Google has been attempting what ChatGPT can do now for decades, and the chatbot reportedly set off a “code red” within Google. In response, the company announced it would slowly roll out its rival Google Bard AI, which will be integrated into search over time. We expect more of these ChatGPT alternatives to pop up in the coming months, as we’ve already seen with services like Jasper AI.
Bard isn’t available yet, though. Google is testing it right now, but initial responses aren’t positive. In fact, the first public demo of Bard showed an inaccurate response that was disproven by the first search result, suggesting ChatGPT and its derivatives won’t replace traditional search engines any time soon.
Microsoft announced it’s bringing ChatGPT into Bing, as well as its full Edge browser. It’s available to try out now, and it uses an enhanced version of the AI model present in ChatGPT dubbed the Prometheus model. Unlike the ChatGPT app, this enhanced version can take into account recent information, while ChatGPT can only summarize information dated back a few years.
Although ChatGPT is coming to Bing and Edge, it isn’t here yet. Microsoft has a Bing ChatGPT waitlist available, which reportedly topped more than one million sign-ups in the first 48 hours. Reports say Microsoft is rolling out the feature to select users now, so we expect a full release in the coming months.
It’s pushing the limits of ChatGPT and its usefulness, though. As we uncovered, Bing Chat is capable of some unhinged responses, and Microsoft is quickly working to bring the AI into line.
There’s no doubt that the tech world has become obsessed with ChatGPT right now, and it’s not slowing down anytime soon. ChatGPT-4, the next iteration of the model, is supposedly going to significantly improve the accuracy and capability of ChatGPT. There’s no firm release date for it yet, but the New York Times reported that it would launch sometime in the first quarter of 2023.

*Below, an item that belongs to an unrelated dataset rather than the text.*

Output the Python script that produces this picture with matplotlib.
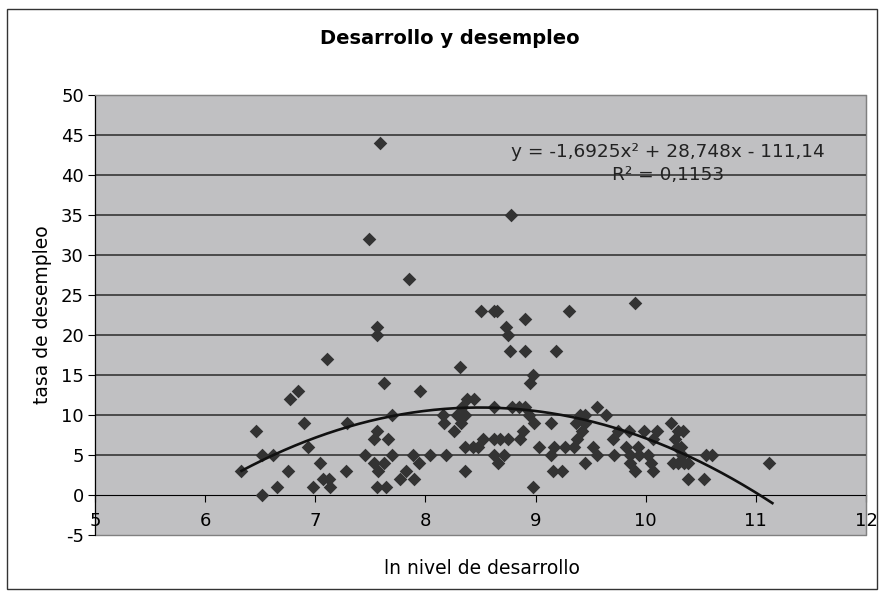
import numpy as np
import matplotlib
matplotlib.use('Agg')
import matplotlib.pyplot as plt
from matplotlib.patches import Rectangle

plt.rcParams['axes.unicode_minus'] = False

# ln nivel de desarrollo vs tasa de desempleo
ln_desarrollo = [6.33, 6.46, 6.52, 6.52, 6.62, 6.65, 6.75, 6.77, 6.84, 6.90,
                 6.93, 6.98, 7.04, 7.07, 7.11, 7.12, 7.13, 7.28, 7.29, 7.45,
                 7.49, 7.53, 7.53, 7.56, 7.56, 7.56, 7.57, 7.56, 7.59, 7.62,
                 7.62, 7.64, 7.66, 7.70, 7.70, 7.77, 7.82, 7.85, 7.89, 7.90,
                 7.94, 7.95, 8.04, 8.16, 8.17, 8.19, 8.26, 8.29, 8.31, 8.32,
                 8.33, 8.36, 8.36, 8.36, 8.38, 8.43, 8.44, 8.48, 8.50, 8.52,
                 8.62, 8.65, 8.62, 8.62, 8.62, 8.66, 8.68, 8.71, 8.73, 8.75,
                 8.75, 8.77, 8.78, 8.79, 8.85, 8.86, 8.89, 8.90, 8.90, 8.90,
                 8.94, 8.95, 8.98, 8.99, 8.98, 9.03, 9.14, 9.14, 9.16, 9.17,
                 9.19, 9.24, 9.27, 9.30, 9.35, 9.37, 9.38, 9.40, 9.42, 9.45,
                 9.45, 9.45, 9.52, 9.56, 9.56, 9.64, 9.70, 9.71, 9.75, 9.82,
                 9.85, 9.86, 9.86, 9.90, 9.90, 9.93, 9.94, 9.98, 10.02, 10.05,
                 10.07, 10.07, 10.10, 10.23, 10.25, 10.27, 10.28, 10.29, 10.29, 10.32,
                 10.33, 10.34, 10.35, 10.38, 10.38, 10.53, 10.55, 10.60, 11.12]
desempleo = [3, 8, 5, 0, 5, 1, 3, 12, 13, 9,
             6, 1, 4, 2, 17, 2, 1, 3, 9, 5,
             32, 7, 4, 8, 21, 20, 3, 1, 44, 14,
             4, 1, 7, 10, 5, 2, 3, 27, 5, 2,
             4, 13, 5, 10, 9, 5, 8, 10, 16, 9,
             11, 10, 6, 3, 12, 6, 12, 6, 23, 7,
             23, 23, 11, 7, 5, 4, 7, 5, 21, 20,
             7, 18, 35, 11, 11, 7, 8, 22, 18, 11,
             10, 14, 15, 9, 1, 6, 9, 5, 3, 6,
             18, 3, 6, 23, 6, 9, 7, 10, 8, 10,
             9, 4, 6, 11, 5, 10, 7, 5, 8, 6,
             8, 5, 4, 24, 3, 6, 5, 8, 5, 4,
             7, 3, 8, 9, 4, 7, 6, 8, 4, 6,
             5, 8, 4, 4, 2, 2, 5, 5, 4]

# polynomial trendline shown on the chart
coefs = [-1.6925, 28.748, -111.14]
r2 = 0.1153

fig = plt.figure(figsize=(8.83, 5.95), dpi=100)
ax = fig.add_axes([95/883, 1-535/595, (866-95)/883, (535-95)/595])

ax.set_facecolor('#c0c0c2')
ax.set_xlim(5, 12)
ax.set_ylim(-5, 50)
ax.set_xticks(range(5, 13))
ax.set_yticks(range(-5, 51, 5))

for yv in range(5, 50, 5):
    ax.axhline(yv, color='#2a2a2a', lw=1.1, zorder=1)

ax.scatter(ln_desarrollo, desempleo, marker='D', s=48, color='#333333', zorder=3, linewidths=0)

xs = np.linspace(min(ln_desarrollo), 11.15, 200)
ax.plot(xs, np.polyval(coefs, xs), color='#111111', lw=1.9, zorder=4)

# spines: y axis at left, x axis crossing at 0, gray plot-area frame
for s in ['top', 'right']:
    ax.spines[s].set_color('#808080')
ax.spines['left'].set_color('black')
ax.spines['bottom'].set_position(('data', 0))
ax.spines['bottom'].set_color('black')
ax.spines['bottom'].set_zorder(2)
ax.add_patch(Rectangle((0, 0), 1, 1, transform=ax.transAxes, fill=False,
                       edgecolor='#808080', lw=1, zorder=0, clip_on=False))

ax.tick_params(axis='y', direction='out', length=5, labelsize=13, pad=3)
ax.tick_params(axis='x', direction='out', length=5, labelsize=13, pad=7)

eq = 'y = -1,6925x² + 28,748x - 111,14'
ax.text(0.743, 0.870, eq, transform=ax.transAxes,
        ha='center', va='center', fontsize=13.3, color='#222222', zorder=5)
ax.text(0.743, 0.818, f'R² = {str(r2).replace(".", ",")}', transform=ax.transAxes,
        ha='center', va='center', fontsize=13.3, color='#222222', zorder=5)

fig.text(450/883, 1-38/595, 'Desarrollo y desempleo', ha='center', va='center',
         fontsize=14, fontweight='bold')
fig.text(482/883, 1-568/595, 'ln nivel de desarrollo', ha='center', va='center', fontsize=13.5)
fig.text(43/883, 1-315/595, 'tasa de desempleo', ha='center', va='center',
         rotation=90, fontsize=13.5)

fig.patches.append(Rectangle((7/883, 1-589/595), 870/883, 580/595, transform=fig.transFigure,
                             fill=False, edgecolor='#333333', lw=1))

plt.savefig('out.png', dpi=100)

But the bigger development will be how ChatGPT is integrated into other applications. Microsoft reportedly made a multibillion-dollar investment in ChatGPT, which is already starting to pay off. The first integration was in Teams Premium, with some of OpenAI’s features showing up to automate tasks and provide transcripts. With ChatGPT now available in Bing, it’s only a matter of time before we see ChatGPT and OpenAI’s other technologies wrapped into applications like PowerPoint and Word.
All that to say, if you think AI is a big deal now, just wait until it’s built into the most common applications that are used for work and school. We don’t know how or when this will start to roll out, but it’s certainly an important part of the future of ChatGPT.